I'm in the tomb world, marking essays.
Some are quite good, others we shall simply pass over in silence.
As a group, however, they make me feel even more bitter towards the anti-humanities-education slags at The Australian than usual. As I've noted here recently, one of the unfounded slanders emanating from those people is that unionised and left-voting teachers don't care about spelling and grammar. In our mad Stalinist scramble to instil political correctness into innocent minds, it seems, we encourage students to seditiously mangle the Queen's English (Queen Victoria's) and to express themselves through creative spellings.
This is a very hurtful accusation. I care more about spelling and grammar mistakes than about almost any of the other kinds of lapses students make. Also, I would happily spend our pitifully limited class time on teaching my students how not to go on making the same mistakes they made last time, if it was allowed, but because students must be taught what the university handbook says they'll be taught, it is not allowed.
My particular bugbear today is born of a mixture of vague PC intentions with a limited grasp of basic grammar. The post title is one example. Here are some more:
Mr Xyz has no awareness of what is owing from a man to their offspring, and they consequently suffer from his mistakes well into their adulthood.
A young lady in that society was expected to find a husband for they had no other way of providing for themselves.
If a naval officer captured an enemy ship, they were given prize money from the King.
In each of those sentences the subject is a member of a class whose gender is already a given and so it's natural and correct to use a gender-specific pronoun, but the writer thinks it's a good idea to use "singular they" in place of any gendered pronoun which doesn't apply directly and immediately to a single personalised individual. The writer thinks the gender neutrality imperative always trumps any other rule which might be governing the formation of a sentence. It doesn't. Gender neutrality is a positive nuisance in a sentence where gender is already established.

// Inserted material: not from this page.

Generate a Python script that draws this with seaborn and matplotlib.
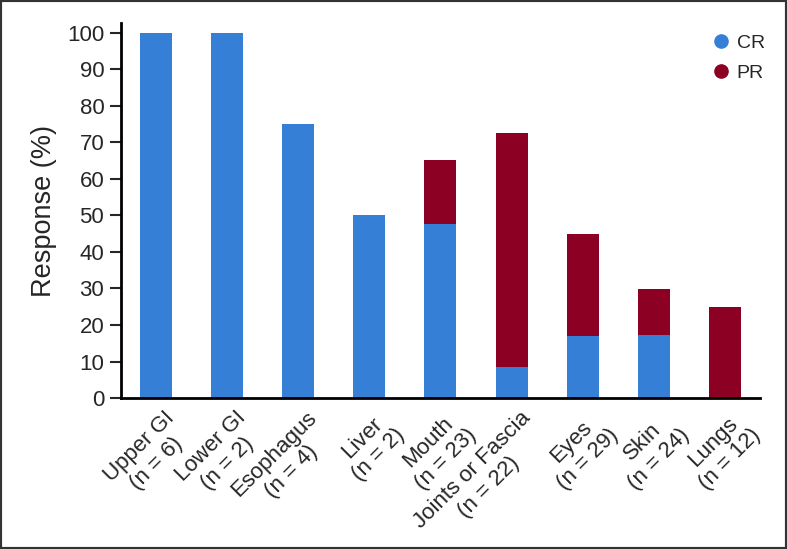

The range of formal writing situations where "singular they" is the best option is very small. A good half of all cases can be resolved by rewriting the sentence to pluralise the subject, or, even better, to individualise the subject. Writing that randomly patters on about what "the reader" might deduce from a page of prose if "they" are awake and reading, is just not as interesting or convincing to read as writing which isn't afraid to own some of those deductions, or to at least attribute them to a plausible person. If I'm writing about readerly responses which are in fact largely my own, I use the feminine, since I'm a lady. If I'm writing about the general cast of critical opinion in a time & place when expressing such opinion was largely the prerogative of men, I'll use masculine pronouns. At other times, I find "he or she" or even "s/he" works well enough. It may be a bit ugly-loooking but at least it's precise.
None of this is to say that I abhor and eschew the use of singular they. I only dislike seeing it used as the default. If you're an artist with language and you know what you're doing, you can use whatever pronouns you jolly well like, and I'll look on admiringly while you do it.
(On the other hand, the snaggy deployment of "she" instead of "he" as the universal pronoun can and does backfire quite badly especially when it's done in a piece of writing that's hostile to the stance which the he or the she is being made to adopt. The [unintended?] effect is of condescension.)
My hunch is that people over-apply this 'rule' because it is has a clear and accessible rationale - don't be sexist - and because it's one of the few positive rules to do with grammar they've ever been given. If more people understood what subject-verb agreement was, or indeed knew that sentences require both subjects and verbs, there would be much less of this sort of writerly imprecision, and my head would not have so many bumps nor my desk so many gashes.